Maya booked a 30-minute consult and came away with clarity: she had a compelling story around public service, and she didn’t need to apologize for not submitting test scores. In fact, the advisor helped her see how to frame it as a strength.

The consult cost her less than a dinner out. The clarity? Priceless.

The Myth of the One-Size-Fits-All Strategy

The problem with traditional advice is that it often assumes a standard applicant. But admissions isn’t standard.

  • A rural Midwestern student with limited APs needs different advice than a competitive prep school senior in Boston.
  • An international applicant from Ghana faces different scrutiny than a first-gen Latina from Los Angeles.
  • A STEM-focused boy applying to Caltech will need different guidance than an arts-focused girl applying to Barnard.
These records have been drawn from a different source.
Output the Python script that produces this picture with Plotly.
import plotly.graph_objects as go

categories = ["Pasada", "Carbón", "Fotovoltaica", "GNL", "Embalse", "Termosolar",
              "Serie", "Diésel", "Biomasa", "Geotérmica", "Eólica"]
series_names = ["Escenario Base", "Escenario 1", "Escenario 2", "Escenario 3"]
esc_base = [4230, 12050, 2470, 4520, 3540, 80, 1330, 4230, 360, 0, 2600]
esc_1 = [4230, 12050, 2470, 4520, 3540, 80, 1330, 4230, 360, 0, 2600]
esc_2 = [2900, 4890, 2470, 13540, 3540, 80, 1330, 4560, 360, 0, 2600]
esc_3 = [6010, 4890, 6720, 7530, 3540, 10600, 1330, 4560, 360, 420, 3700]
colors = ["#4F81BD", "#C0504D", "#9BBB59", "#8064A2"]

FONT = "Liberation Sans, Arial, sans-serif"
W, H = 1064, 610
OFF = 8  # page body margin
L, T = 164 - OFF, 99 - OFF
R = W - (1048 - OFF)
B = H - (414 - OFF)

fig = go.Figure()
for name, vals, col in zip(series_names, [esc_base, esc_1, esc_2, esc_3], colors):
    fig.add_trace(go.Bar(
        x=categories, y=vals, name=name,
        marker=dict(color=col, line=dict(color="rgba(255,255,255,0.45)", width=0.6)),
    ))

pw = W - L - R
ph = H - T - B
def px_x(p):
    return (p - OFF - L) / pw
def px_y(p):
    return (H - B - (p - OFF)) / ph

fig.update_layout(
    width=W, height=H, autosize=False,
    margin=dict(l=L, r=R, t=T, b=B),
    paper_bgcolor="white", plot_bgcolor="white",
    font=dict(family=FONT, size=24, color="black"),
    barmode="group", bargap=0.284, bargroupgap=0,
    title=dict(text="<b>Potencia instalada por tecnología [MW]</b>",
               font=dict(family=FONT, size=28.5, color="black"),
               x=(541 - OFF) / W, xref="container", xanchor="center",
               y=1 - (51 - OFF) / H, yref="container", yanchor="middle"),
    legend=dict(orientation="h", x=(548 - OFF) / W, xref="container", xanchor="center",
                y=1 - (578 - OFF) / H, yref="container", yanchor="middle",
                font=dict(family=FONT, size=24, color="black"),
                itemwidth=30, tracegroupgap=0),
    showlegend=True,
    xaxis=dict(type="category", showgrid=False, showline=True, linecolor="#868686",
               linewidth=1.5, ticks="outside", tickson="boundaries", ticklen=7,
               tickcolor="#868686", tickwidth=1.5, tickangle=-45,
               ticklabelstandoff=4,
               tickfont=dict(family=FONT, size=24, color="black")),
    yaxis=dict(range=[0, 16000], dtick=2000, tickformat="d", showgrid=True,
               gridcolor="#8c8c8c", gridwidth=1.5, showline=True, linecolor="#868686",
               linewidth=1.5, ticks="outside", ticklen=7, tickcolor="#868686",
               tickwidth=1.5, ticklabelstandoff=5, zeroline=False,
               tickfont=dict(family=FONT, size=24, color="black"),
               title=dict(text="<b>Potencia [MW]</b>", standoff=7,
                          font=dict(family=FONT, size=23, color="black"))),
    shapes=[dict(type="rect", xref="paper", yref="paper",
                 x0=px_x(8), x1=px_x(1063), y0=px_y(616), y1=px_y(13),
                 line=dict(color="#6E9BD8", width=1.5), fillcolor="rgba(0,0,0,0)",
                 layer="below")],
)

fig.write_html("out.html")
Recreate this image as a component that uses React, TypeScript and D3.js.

Peer advisors can speak to these nuances. They were those applicants. They understand the hidden levers—the moments when choosing the right essay topic or positioning an extracurricular made the difference.

It’s Not a Shortcut. It’s the System That Should Exist.

Some might hear “peer” and think less experienced. But that’s a misunderstanding of what applicants need.

They don’t just need general wisdom. They need relevant context.

Traditional counselors can provide macro advice: deadlines, FAFSA, letters of rec. But they rarely have time—or recent personal experience—to walk through:

  • What made an extracurricular spike stand out?
  • How to choose between prompt 3 and prompt 7 for Common App?
  • What “demonstrated interest” actually looked like at Tufts?

Peer advisors fill that gap. And because they’re paid per consult, they’re prepared, focused, and generous with insight.

This isn’t mentorship. This is strategy.

A Better Way, Accessible to All

At Pathways, we believe peer consults should be part of every student’s toolkit.

  • For some, it will supplement what their counselor already provides.
  • For others, it will replace the missing support they never had.
  • For most, it will clarify their unique path—by learning from someone who walked it just a year or two ago.

This is not the future of advising. It’s the present, done right.